» Problem to solve:
Collect each line holding the string "chart".

» Extracted data:
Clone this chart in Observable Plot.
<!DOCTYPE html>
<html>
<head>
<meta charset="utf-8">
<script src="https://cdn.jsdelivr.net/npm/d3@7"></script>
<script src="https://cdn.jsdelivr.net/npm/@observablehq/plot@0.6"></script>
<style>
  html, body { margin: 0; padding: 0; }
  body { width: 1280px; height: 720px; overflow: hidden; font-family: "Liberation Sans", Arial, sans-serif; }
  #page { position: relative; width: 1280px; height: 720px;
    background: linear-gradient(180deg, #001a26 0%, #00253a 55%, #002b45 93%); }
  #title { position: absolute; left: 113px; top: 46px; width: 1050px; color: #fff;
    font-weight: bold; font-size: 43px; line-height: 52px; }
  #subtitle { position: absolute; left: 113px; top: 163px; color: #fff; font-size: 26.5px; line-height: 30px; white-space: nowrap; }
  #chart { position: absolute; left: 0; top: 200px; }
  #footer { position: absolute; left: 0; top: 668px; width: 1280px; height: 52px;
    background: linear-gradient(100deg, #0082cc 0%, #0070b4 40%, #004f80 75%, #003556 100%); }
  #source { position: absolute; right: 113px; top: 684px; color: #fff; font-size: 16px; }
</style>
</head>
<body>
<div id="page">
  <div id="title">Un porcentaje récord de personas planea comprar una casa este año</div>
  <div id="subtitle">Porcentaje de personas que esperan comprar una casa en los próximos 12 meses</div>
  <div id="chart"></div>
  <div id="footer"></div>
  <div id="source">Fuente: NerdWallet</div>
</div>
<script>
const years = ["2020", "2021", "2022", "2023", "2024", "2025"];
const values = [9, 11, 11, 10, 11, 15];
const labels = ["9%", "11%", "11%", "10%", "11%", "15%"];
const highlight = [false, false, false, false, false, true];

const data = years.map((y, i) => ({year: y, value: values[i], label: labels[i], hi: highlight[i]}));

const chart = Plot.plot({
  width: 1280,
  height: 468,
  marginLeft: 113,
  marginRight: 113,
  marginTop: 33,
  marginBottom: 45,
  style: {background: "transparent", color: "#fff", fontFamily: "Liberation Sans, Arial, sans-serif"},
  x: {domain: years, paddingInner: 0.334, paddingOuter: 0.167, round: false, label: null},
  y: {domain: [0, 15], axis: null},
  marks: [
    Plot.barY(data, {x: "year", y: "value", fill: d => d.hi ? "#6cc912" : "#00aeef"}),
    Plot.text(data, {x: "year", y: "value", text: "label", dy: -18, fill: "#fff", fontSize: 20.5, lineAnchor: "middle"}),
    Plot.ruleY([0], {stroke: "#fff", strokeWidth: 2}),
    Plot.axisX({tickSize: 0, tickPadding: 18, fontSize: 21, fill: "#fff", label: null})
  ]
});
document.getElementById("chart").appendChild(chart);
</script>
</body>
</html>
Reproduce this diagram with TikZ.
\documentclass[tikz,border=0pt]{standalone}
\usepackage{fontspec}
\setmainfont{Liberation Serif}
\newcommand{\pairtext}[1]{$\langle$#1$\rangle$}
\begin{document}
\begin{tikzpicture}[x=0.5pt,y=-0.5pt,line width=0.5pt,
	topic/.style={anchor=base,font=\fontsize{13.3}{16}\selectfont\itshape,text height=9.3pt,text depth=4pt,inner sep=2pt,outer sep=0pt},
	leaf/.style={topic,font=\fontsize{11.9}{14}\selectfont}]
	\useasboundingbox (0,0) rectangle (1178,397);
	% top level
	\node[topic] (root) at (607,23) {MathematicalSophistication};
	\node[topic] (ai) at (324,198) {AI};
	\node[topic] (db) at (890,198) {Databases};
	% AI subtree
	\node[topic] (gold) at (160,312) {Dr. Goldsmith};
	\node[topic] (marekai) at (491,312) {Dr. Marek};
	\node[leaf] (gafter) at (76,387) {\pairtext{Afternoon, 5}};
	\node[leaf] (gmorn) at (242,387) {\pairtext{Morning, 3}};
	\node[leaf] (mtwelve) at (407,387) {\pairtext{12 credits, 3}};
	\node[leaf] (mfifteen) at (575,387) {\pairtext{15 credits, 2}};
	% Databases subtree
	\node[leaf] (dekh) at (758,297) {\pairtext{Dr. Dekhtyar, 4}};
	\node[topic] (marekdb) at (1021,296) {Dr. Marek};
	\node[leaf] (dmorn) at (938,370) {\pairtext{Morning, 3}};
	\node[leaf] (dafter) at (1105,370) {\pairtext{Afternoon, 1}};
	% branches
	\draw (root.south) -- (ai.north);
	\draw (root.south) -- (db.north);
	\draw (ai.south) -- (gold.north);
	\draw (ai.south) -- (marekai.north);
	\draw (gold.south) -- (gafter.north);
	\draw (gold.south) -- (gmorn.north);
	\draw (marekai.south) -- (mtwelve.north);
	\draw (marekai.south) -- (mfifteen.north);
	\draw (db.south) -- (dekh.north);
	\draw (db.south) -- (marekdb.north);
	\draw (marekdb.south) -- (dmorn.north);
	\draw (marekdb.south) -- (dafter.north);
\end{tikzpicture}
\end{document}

» Answer to the task:
Clone this chart in Observable Plot.
  #chart { position: absolute; left: 0; top: 200px; }
  <div id="chart"></div>
const chart = Plot.plot({
document.getElementById("chart").appendChild(chart);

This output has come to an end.